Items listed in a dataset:
--- START ---
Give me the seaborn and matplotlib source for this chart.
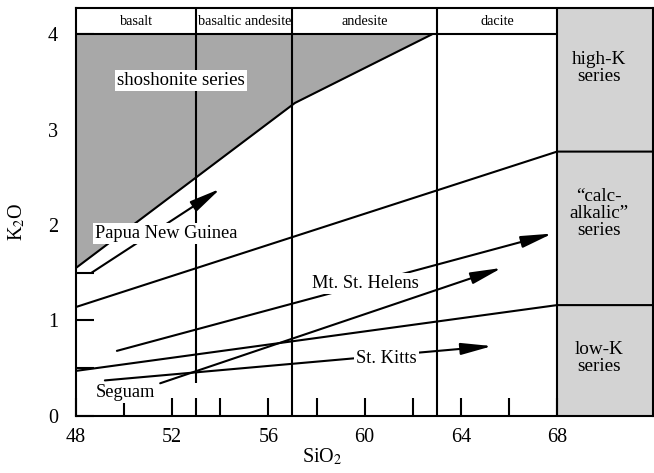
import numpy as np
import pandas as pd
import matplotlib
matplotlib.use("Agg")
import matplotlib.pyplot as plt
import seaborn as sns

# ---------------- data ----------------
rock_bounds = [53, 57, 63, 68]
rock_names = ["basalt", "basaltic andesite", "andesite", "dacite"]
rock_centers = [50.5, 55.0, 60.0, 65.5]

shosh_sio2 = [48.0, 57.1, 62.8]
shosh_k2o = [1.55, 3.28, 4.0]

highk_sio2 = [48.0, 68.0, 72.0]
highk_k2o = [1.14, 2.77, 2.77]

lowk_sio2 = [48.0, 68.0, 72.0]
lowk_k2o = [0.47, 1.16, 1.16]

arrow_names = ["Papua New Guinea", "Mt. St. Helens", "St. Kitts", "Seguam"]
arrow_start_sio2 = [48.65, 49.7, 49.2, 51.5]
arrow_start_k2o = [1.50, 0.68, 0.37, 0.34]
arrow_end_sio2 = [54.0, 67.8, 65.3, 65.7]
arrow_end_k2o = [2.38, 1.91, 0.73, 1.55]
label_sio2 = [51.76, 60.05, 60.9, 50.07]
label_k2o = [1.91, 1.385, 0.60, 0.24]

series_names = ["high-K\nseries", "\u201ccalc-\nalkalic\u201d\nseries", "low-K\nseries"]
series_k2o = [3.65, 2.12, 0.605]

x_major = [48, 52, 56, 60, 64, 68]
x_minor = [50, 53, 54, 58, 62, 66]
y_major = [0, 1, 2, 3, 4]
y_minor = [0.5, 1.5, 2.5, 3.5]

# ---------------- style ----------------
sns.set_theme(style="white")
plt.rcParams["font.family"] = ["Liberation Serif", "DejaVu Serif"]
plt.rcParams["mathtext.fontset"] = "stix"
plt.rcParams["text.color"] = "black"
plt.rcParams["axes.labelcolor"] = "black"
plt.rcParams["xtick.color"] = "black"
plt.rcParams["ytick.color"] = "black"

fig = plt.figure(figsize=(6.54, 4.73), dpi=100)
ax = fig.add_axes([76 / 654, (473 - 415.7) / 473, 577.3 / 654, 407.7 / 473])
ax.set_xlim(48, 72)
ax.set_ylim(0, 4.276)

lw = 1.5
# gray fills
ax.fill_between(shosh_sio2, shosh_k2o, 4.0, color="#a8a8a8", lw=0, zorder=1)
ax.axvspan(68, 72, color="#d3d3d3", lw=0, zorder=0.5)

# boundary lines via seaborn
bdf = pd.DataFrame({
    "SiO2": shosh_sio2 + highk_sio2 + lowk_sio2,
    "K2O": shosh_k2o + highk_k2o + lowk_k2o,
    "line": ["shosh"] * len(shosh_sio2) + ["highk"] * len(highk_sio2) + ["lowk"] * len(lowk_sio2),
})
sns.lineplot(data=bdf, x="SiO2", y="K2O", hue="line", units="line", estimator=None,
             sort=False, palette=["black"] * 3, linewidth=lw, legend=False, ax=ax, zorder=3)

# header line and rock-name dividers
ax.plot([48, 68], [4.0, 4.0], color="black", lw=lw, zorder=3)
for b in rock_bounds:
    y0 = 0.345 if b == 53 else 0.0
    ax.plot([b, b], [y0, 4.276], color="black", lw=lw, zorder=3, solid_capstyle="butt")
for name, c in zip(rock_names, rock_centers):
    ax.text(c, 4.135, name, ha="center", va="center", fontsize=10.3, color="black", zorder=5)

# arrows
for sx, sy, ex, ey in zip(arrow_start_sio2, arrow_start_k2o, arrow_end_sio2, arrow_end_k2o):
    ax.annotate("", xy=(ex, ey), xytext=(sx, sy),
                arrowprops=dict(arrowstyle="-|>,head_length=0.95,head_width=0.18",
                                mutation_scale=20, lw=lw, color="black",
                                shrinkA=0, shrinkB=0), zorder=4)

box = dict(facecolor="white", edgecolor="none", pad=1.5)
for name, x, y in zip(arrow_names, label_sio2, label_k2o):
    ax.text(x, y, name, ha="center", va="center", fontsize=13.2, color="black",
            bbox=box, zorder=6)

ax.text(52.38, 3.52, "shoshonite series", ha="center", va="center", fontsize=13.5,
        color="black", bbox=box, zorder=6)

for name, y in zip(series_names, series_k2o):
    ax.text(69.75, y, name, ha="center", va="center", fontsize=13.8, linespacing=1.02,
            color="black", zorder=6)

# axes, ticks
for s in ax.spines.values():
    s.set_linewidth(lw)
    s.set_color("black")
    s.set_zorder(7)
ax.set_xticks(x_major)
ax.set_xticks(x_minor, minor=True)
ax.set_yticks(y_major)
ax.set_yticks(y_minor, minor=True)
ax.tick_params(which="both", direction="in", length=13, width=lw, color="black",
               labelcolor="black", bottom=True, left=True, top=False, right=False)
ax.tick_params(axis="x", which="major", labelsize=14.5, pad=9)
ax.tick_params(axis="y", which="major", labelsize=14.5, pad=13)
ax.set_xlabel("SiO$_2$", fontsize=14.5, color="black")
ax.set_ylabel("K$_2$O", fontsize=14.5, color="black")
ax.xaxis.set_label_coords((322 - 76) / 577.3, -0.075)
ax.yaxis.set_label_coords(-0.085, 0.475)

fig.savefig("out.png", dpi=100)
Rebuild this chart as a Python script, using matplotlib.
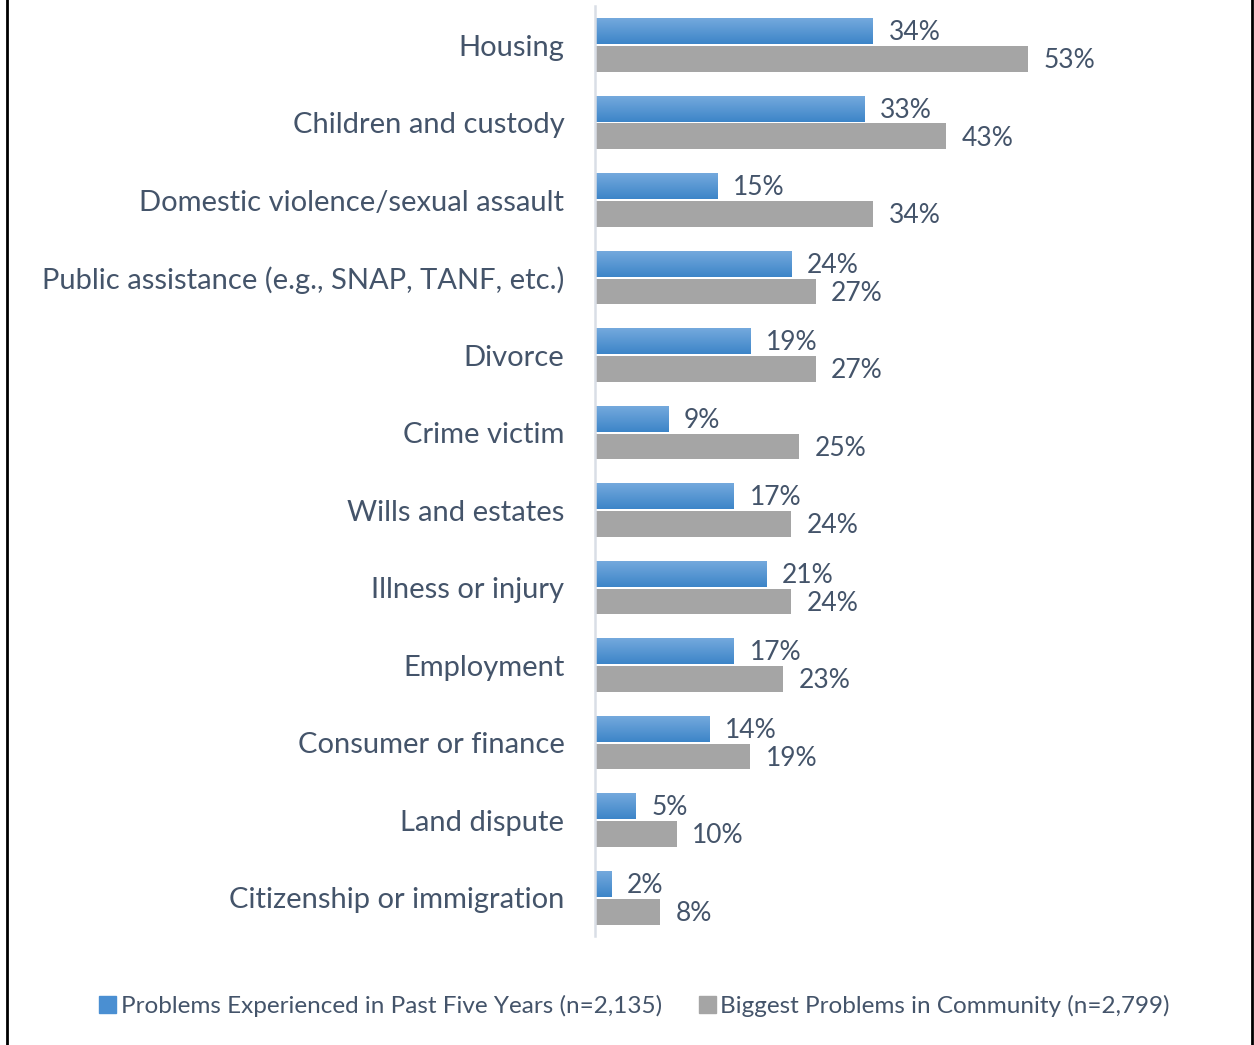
--- END ---
** WORK TO BE COMPLETED **
Leave the pictures out and please restate exactly the lines running from the start of the material through the one with "rock_centers = [50.5, 55.0, 60.0, 65.5]".

** PROBLEM SOLUTION **
Give me the seaborn and matplotlib source for this chart.
import numpy as np
import pandas as pd
import matplotlib
matplotlib.use("Agg")
import matplotlib.pyplot as plt
import seaborn as sns

# ---------------- data ----------------
rock_bounds = [53, 57, 63, 68]
rock_names = ["basalt", "basaltic andesite", "andesite", "dacite"]
rock_centers = [50.5, 55.0, 60.0, 65.5]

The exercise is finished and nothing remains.